A crônica paulistana dessa época narra fatos pitorescos envolvendo cônegos, frades e sacristãos. Para os paulistanos de então, "a igreja em que a missa fosse rápida e ininteligível seria a mais popular. A repentina atração que exerceram certa vez as cerimônias realizadas na velha igreja dos jesuítas teve sua explicação na beleza das duas filhas gêmeas do presidente da Província, que moravam ao lado".

A explicação é que o patriarcalismo brasileiro foi alicerçado sobre base econômica e não mística. A Igreja exibia certa vitalidade não pela mensagem espiritual, mas porque suas imagens, ritos e pompas, atendiam às necessidades seculares da sociedade. As procissões eram o pretexto para as reuniões festivas e faziam com que os fazendeiros deixassem suas distantes sedes para ocupar os sobrados da cidade.

A procissão de Corpus Christi era um acontecimento. Como a religião era oficial, a Câmara determinava a participação de todos os fieis vassalos e ordenava aos cidadãos tivessem "suas casas e muros branqueados, e testadas limpas e varridas, lançando flores e folhas pelas ruas em que há de passar a procissão, tendo suas portadas e janelas ornadas como é devido, debaixo das penas de serem condenados em seis mil réis para as despesas do Concelho e trinta dias de Cadeia".

Nessa procissão, o São Jorge em sua imagem de madeira ia montado a cavalo, com lança e escudo. Peça que hoje está no Museu de Arte Sacra da Luz, instalado no convento cuja edificação se deve a Santo Antonio de Santana Galvão, que viveu naquela época e só foi recentemente canonizado.

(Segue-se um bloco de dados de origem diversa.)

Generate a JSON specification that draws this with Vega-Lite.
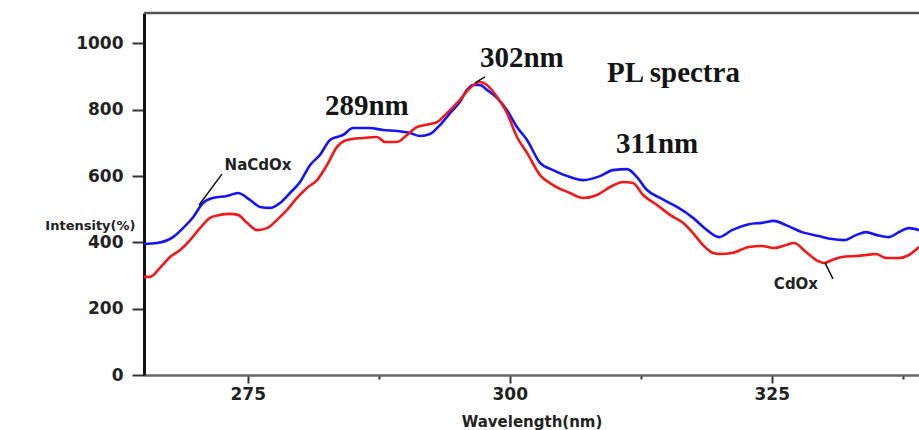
{
  "$schema": "https://vega.github.io/schema/vega-lite/v6.json",
  "width": 775,
  "height": 362,
  "autosize": "none",
  "padding": {"left": 144, "top": 13, "right": 0, "bottom": 55},
  "background": "white",
  "config": {
    "view": {"stroke": null},
    "axis": {"labelFont": "DejaVu Sans", "labelFontWeight": "bold", "titleFont": "DejaVu Sans", "titleFontWeight": "bold", "labelColor": "#222", "titleColor": "#222", "grid": false}
  },
  "datasets": {
    "spectra": [
      {"series": "NaCdOx", "wavelength": 265.1, "intensity": 395},
      {"series": "NaCdOx", "wavelength": 266.34, "intensity": 398},
      {"series": "NaCdOx", "wavelength": 267.87, "intensity": 416},
      {"series": "NaCdOx", "wavelength": 268.82, "intensity": 443},
      {"series": "NaCdOx", "wavelength": 269.78, "intensity": 476},
      {"series": "NaCdOx", "wavelength": 270.73, "intensity": 519},
      {"series": "NaCdOx", "wavelength": 271.68, "intensity": 534},
      {"series": "NaCdOx", "wavelength": 273.02, "intensity": 540},
      {"series": "NaCdOx", "wavelength": 274.07, "intensity": 549},
      {"series": "NaCdOx", "wavelength": 275.21, "intensity": 528},
      {"series": "NaCdOx", "wavelength": 276.17, "intensity": 507},
      {"series": "NaCdOx", "wavelength": 277.12, "intensity": 504},
      {"series": "NaCdOx", "wavelength": 278.08, "intensity": 519},
      {"series": "NaCdOx", "wavelength": 279.03, "intensity": 549},
      {"series": "NaCdOx", "wavelength": 279.99, "intensity": 582},
      {"series": "NaCdOx", "wavelength": 280.94, "intensity": 633},
      {"series": "NaCdOx", "wavelength": 281.89, "intensity": 664},
      {"series": "NaCdOx", "wavelength": 282.85, "intensity": 709},
      {"series": "NaCdOx", "wavelength": 283.52, "intensity": 718},
      {"series": "NaCdOx", "wavelength": 284.09, "intensity": 724},
      {"series": "NaCdOx", "wavelength": 285.04, "intensity": 745},
      {"series": "NaCdOx", "wavelength": 286.66, "intensity": 745},
      {"series": "NaCdOx", "wavelength": 287.91, "intensity": 739},
      {"series": "NaCdOx", "wavelength": 289.24, "intensity": 736},
      {"series": "NaCdOx", "wavelength": 290.48, "intensity": 730},
      {"series": "NaCdOx", "wavelength": 291.44, "intensity": 721},
      {"series": "NaCdOx", "wavelength": 292.39, "intensity": 727},
      {"series": "NaCdOx", "wavelength": 293.34, "intensity": 754},
      {"series": "NaCdOx", "wavelength": 294.3, "intensity": 790},
      {"series": "NaCdOx", "wavelength": 295.25, "intensity": 824},
      {"series": "NaCdOx", "wavelength": 295.92, "intensity": 860},
      {"series": "NaCdOx", "wavelength": 296.49, "intensity": 875},
      {"series": "NaCdOx", "wavelength": 297.16, "intensity": 875},
      {"series": "NaCdOx", "wavelength": 297.83, "intensity": 860},
      {"series": "NaCdOx", "wavelength": 298.78, "intensity": 836},
      {"series": "NaCdOx", "wavelength": 299.74, "intensity": 799},
      {"series": "NaCdOx", "wavelength": 300.69, "intensity": 748},
      {"series": "NaCdOx", "wavelength": 301.65, "intensity": 709},
      {"series": "NaCdOx", "wavelength": 302.89, "intensity": 640},
      {"series": "NaCdOx", "wavelength": 304.13, "intensity": 618},
      {"series": "NaCdOx", "wavelength": 305.75, "intensity": 597},
      {"series": "NaCdOx", "wavelength": 306.99, "intensity": 588},
      {"series": "NaCdOx", "wavelength": 308.61, "intensity": 600},
      {"series": "NaCdOx", "wavelength": 309.85, "intensity": 618},
      {"series": "NaCdOx", "wavelength": 311.19, "intensity": 621},
      {"series": "NaCdOx", "wavelength": 312.14, "intensity": 597},
      {"series": "NaCdOx", "wavelength": 313.1, "intensity": 558},
      {"series": "NaCdOx", "wavelength": 314.34, "intensity": 534},
      {"series": "NaCdOx", "wavelength": 315.96, "intensity": 507},
      {"series": "NaCdOx", "wavelength": 317.49, "intensity": 474},
      {"series": "NaCdOx", "wavelength": 318.82, "intensity": 437},
      {"series": "NaCdOx", "wavelength": 319.97, "intensity": 416},
      {"series": "NaCdOx", "wavelength": 321.21, "intensity": 437},
      {"series": "NaCdOx", "wavelength": 322.83, "intensity": 455},
      {"series": "NaCdOx", "wavelength": 324.07, "intensity": 459},
      {"series": "NaCdOx", "wavelength": 325.22, "intensity": 465},
      {"series": "NaCdOx", "wavelength": 326.36, "intensity": 452},
      {"series": "NaCdOx", "wavelength": 327.89, "intensity": 431},
      {"series": "NaCdOx", "wavelength": 329.51, "intensity": 419},
      {"series": "NaCdOx", "wavelength": 330.75, "intensity": 410},
      {"series": "NaCdOx", "wavelength": 331.89, "intensity": 407},
      {"series": "NaCdOx", "wavelength": 333.04, "intensity": 422},
      {"series": "NaCdOx", "wavelength": 333.99, "intensity": 431},
      {"series": "NaCdOx", "wavelength": 335.04, "intensity": 422},
      {"series": "NaCdOx", "wavelength": 336.19, "intensity": 416},
      {"series": "NaCdOx", "wavelength": 337.14, "intensity": 431},
      {"series": "NaCdOx", "wavelength": 338.09, "intensity": 443},
      {"series": "NaCdOx", "wavelength": 339.05, "intensity": 437},
      {"series": "CdOx", "wavelength": 265.1, "intensity": 296},
      {"series": "CdOx", "wavelength": 265.67, "intensity": 296},
      {"series": "CdOx", "wavelength": 266.63, "intensity": 323},
      {"series": "CdOx", "wavelength": 267.58, "intensity": 356},
      {"series": "CdOx", "wavelength": 268.54, "intensity": 377},
      {"series": "CdOx", "wavelength": 269.49, "intensity": 407},
      {"series": "CdOx", "wavelength": 270.44, "intensity": 443},
      {"series": "CdOx", "wavelength": 271.4, "intensity": 474},
      {"series": "CdOx", "wavelength": 272.35, "intensity": 483},
      {"series": "CdOx", "wavelength": 273.31, "intensity": 486},
      {"series": "CdOx", "wavelength": 274.07, "intensity": 483},
      {"series": "CdOx", "wavelength": 274.93, "intensity": 459},
      {"series": "CdOx", "wavelength": 275.88, "intensity": 437},
      {"series": "CdOx", "wavelength": 276.84, "intensity": 443},
      {"series": "CdOx", "wavelength": 277.79, "intensity": 468},
      {"series": "CdOx", "wavelength": 278.75, "intensity": 498},
      {"series": "CdOx", "wavelength": 279.7, "intensity": 534},
      {"series": "CdOx", "wavelength": 280.65, "intensity": 564},
      {"series": "CdOx", "wavelength": 281.61, "intensity": 588},
      {"series": "CdOx", "wavelength": 282.56, "intensity": 633},
      {"series": "CdOx", "wavelength": 283.52, "intensity": 688},
      {"series": "CdOx", "wavelength": 284.47, "intensity": 709},
      {"series": "CdOx", "wavelength": 286.0, "intensity": 715},
      {"series": "CdOx", "wavelength": 287.33, "intensity": 718},
      {"series": "CdOx", "wavelength": 288.1, "intensity": 703},
      {"series": "CdOx", "wavelength": 289.24, "intensity": 703},
      {"series": "CdOx", "wavelength": 290.2, "intensity": 724},
      {"series": "CdOx", "wavelength": 291.15, "intensity": 748},
      {"series": "CdOx", "wavelength": 292.39, "intensity": 757},
      {"series": "CdOx", "wavelength": 293.06, "intensity": 763},
      {"series": "CdOx", "wavelength": 294.01, "intensity": 790},
      {"series": "CdOx", "wavelength": 295.25, "intensity": 830},
      {"series": "CdOx", "wavelength": 296.21, "intensity": 866},
      {"series": "CdOx", "wavelength": 297.16, "intensity": 884},
      {"series": "CdOx", "wavelength": 297.83, "intensity": 875},
      {"series": "CdOx", "wavelength": 298.78, "intensity": 839},
      {"series": "CdOx", "wavelength": 299.74, "intensity": 790},
      {"series": "CdOx", "wavelength": 300.69, "intensity": 718},
      {"series": "CdOx", "wavelength": 301.65, "intensity": 670},
      {"series": "CdOx", "wavelength": 302.89, "intensity": 603},
      {"series": "CdOx", "wavelength": 304.13, "intensity": 573},
      {"series": "CdOx", "wavelength": 305.75, "intensity": 549},
      {"series": "CdOx", "wavelength": 306.99, "intensity": 534},
      {"series": "CdOx", "wavelength": 308.33, "intensity": 543},
      {"series": "CdOx", "wavelength": 309.57, "intensity": 567},
      {"series": "CdOx", "wavelength": 310.81, "intensity": 582},
      {"series": "CdOx", "wavelength": 311.76, "intensity": 579},
      {"series": "CdOx", "wavelength": 312.72, "intensity": 543},
      {"series": "CdOx", "wavelength": 314.05, "intensity": 513},
      {"series": "CdOx", "wavelength": 315.29, "intensity": 483},
      {"series": "CdOx", "wavelength": 316.53, "intensity": 459},
      {"series": "CdOx", "wavelength": 317.49, "intensity": 428},
      {"series": "CdOx", "wavelength": 318.44, "intensity": 392},
      {"series": "CdOx", "wavelength": 319.4, "intensity": 368},
      {"series": "CdOx", "wavelength": 320.06, "intensity": 365},
      {"series": "CdOx", "wavelength": 321.21, "intensity": 368},
      {"series": "CdOx", "wavelength": 322.83, "intensity": 386},
      {"series": "CdOx", "wavelength": 324.07, "intensity": 389},
      {"series": "CdOx", "wavelength": 325.22, "intensity": 383},
      {"series": "CdOx", "wavelength": 326.36, "intensity": 392},
      {"series": "CdOx", "wavelength": 327.12, "intensity": 398},
      {"series": "CdOx", "wavelength": 328.27, "intensity": 371},
      {"series": "CdOx", "wavelength": 329.22, "intensity": 347},
      {"series": "CdOx", "wavelength": 329.99, "intensity": 338},
      {"series": "CdOx", "wavelength": 330.75, "intensity": 347},
      {"series": "CdOx", "wavelength": 331.7, "intensity": 356},
      {"series": "CdOx", "wavelength": 333.04, "intensity": 359},
      {"series": "CdOx", "wavelength": 333.99, "intensity": 362},
      {"series": "CdOx", "wavelength": 334.95, "intensity": 365},
      {"series": "CdOx", "wavelength": 335.9, "intensity": 353},
      {"series": "CdOx", "wavelength": 337.14, "intensity": 353},
      {"series": "CdOx", "wavelength": 338.09, "intensity": 362},
      {"series": "CdOx", "wavelength": 339.05, "intensity": 386}
    ],
    "peaks": [
      {"label": "302nm", "wavelength": 297.16, "intensity": 929},
      {"label": "PL spectra", "wavelength": 309.28, "intensity": 884},
      {"label": "289nm", "wavelength": 282.37, "intensity": 784},
      {"label": "311nm", "wavelength": 310.14, "intensity": 670}
    ],
    "names": [
      {"label": "NaCdOx", "wavelength": 275.98, "intensity": 618},
      {"label": "CdOx", "wavelength": 327.31, "intensity": 259}
    ],
    "leaders": [
      {"wavelength": 272.54, "intensity": 606, "wavelength2": 270.35, "intensity2": 513},
      {"wavelength": 330.08, "intensity": 338, "wavelength2": 330.84, "intensity2": 290},
      {"wavelength": 296.68, "intensity": 881, "wavelength2": 297.64, "intensity2": 899}
    ],
    "frame": [
      {"intensity": 1092}
    ]
  },
  "layer": [
    {
      "data": {"name": "frame"},
      "mark": {"type": "rule", "strokeWidth": 2.5, "color": "#555"},
      "encoding": {
        "y": {"field": "intensity", "type": "quantitative"}
      }
    },
    {
      "data": {"name": "spectra"},
      "mark": {"type": "line", "strokeWidth": 2.6, "interpolate": "monotone"},
      "encoding": {
        "x": {
          "field": "wavelength", "type": "quantitative",
          "scale": {"domain": [265.1, 339.05], "nice": false, "zero": false},
          "axis": {
            "title": "Wavelength(nm)",
            "values": [275, 287.5, 300, 312.5, 325, 337.5],
            "labelExpr": "datum.value % 25 == 0 ? datum.label : ''",
            "tickSize": {"condition": {"test": "datum.value % 25 == 0", "value": 8}, "value": 4},
            "tickColor": "#333", "tickWidth": 2,
            "domainColor": "#666", "domainWidth": 2.5,
            "labelFontSize": 17, "labelPadding": 3,
            "titleFontSize": 15, "titleY": 46, "titleBaseline": "middle"
          }
        },
        "y": {
          "field": "intensity", "type": "quantitative",
          "scale": {"domain": [0, 1092], "nice": false},
          "axis": {
            "title": "Intensity(%)",
            "format": "d",
            "values": [0, 100, 200, 300, 400, 500, 600, 700, 800, 900, 1000],
            "labelExpr": "datum.value % 200 == 0 ? datum.label : ''",
            "tickSize": {"condition": {"test": "datum.value % 200 == 0", "value": 12}, "value": 7},
            "tickColor": "#333", "tickWidth": 2,
            "domainColor": "#111", "domainWidth": 3,
            "labelFontSize": 17, "labelPadding": 9,
            "titleFontSize": 13, "titleAngle": 0, "titleAlign": "right",
            "titleBaseline": "middle", "titleX": -9, "titleY": 212
          }
        },
        "color": {
          "field": "series", "type": "nominal",
          "scale": {"domain": ["NaCdOx", "CdOx"], "range": ["#1414f5", "#f01818"]},
          "legend": null
        }
      }
    },
    {
      "data": {"name": "peaks"},
      "mark": {"type": "text", "font": "Liberation Serif", "fontWeight": "bold", "fontSize": 29, "align": "left", "baseline": "alphabetic", "color": "#151515"},
      "encoding": {
        "x": {"field": "wavelength", "type": "quantitative"},
        "y": {"field": "intensity", "type": "quantitative"},
        "text": {"field": "label"}
      }
    },
    {
      "data": {"name": "names"},
      "mark": {"type": "text", "font": "DejaVu Sans", "fontWeight": "bold", "fontSize": 15, "align": "center", "baseline": "alphabetic", "color": "#222"},
      "encoding": {
        "x": {"field": "wavelength", "type": "quantitative"},
        "y": {"field": "intensity", "type": "quantitative"},
        "text": {"field": "label"}
      }
    },
    {
      "data": {"name": "leaders"},
      "mark": {"type": "rule", "strokeWidth": 1.5, "color": "#111"},
      "encoding": {
        "x": {"field": "wavelength", "type": "quantitative"},
        "y": {"field": "intensity", "type": "quantitative"},
        "x2": {"field": "wavelength2"},
        "y2": {"field": "intensity2"}
      }
    }
  ]
}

As chagas seculares na instituição humana Igreja, cuja vocação é conduzir os ditos racionais para a salvação, continuam a existir. Difícil a missão de Francisco, o Papa ecológico, a comandar uma nau cheia de remendos, furos e deficiências. Somente a crença na promessa divina de recuperação de todas as almas é que permite perseverança, diante de tantos sinais de cizânia, desalento e insuficiência de fé e caridade.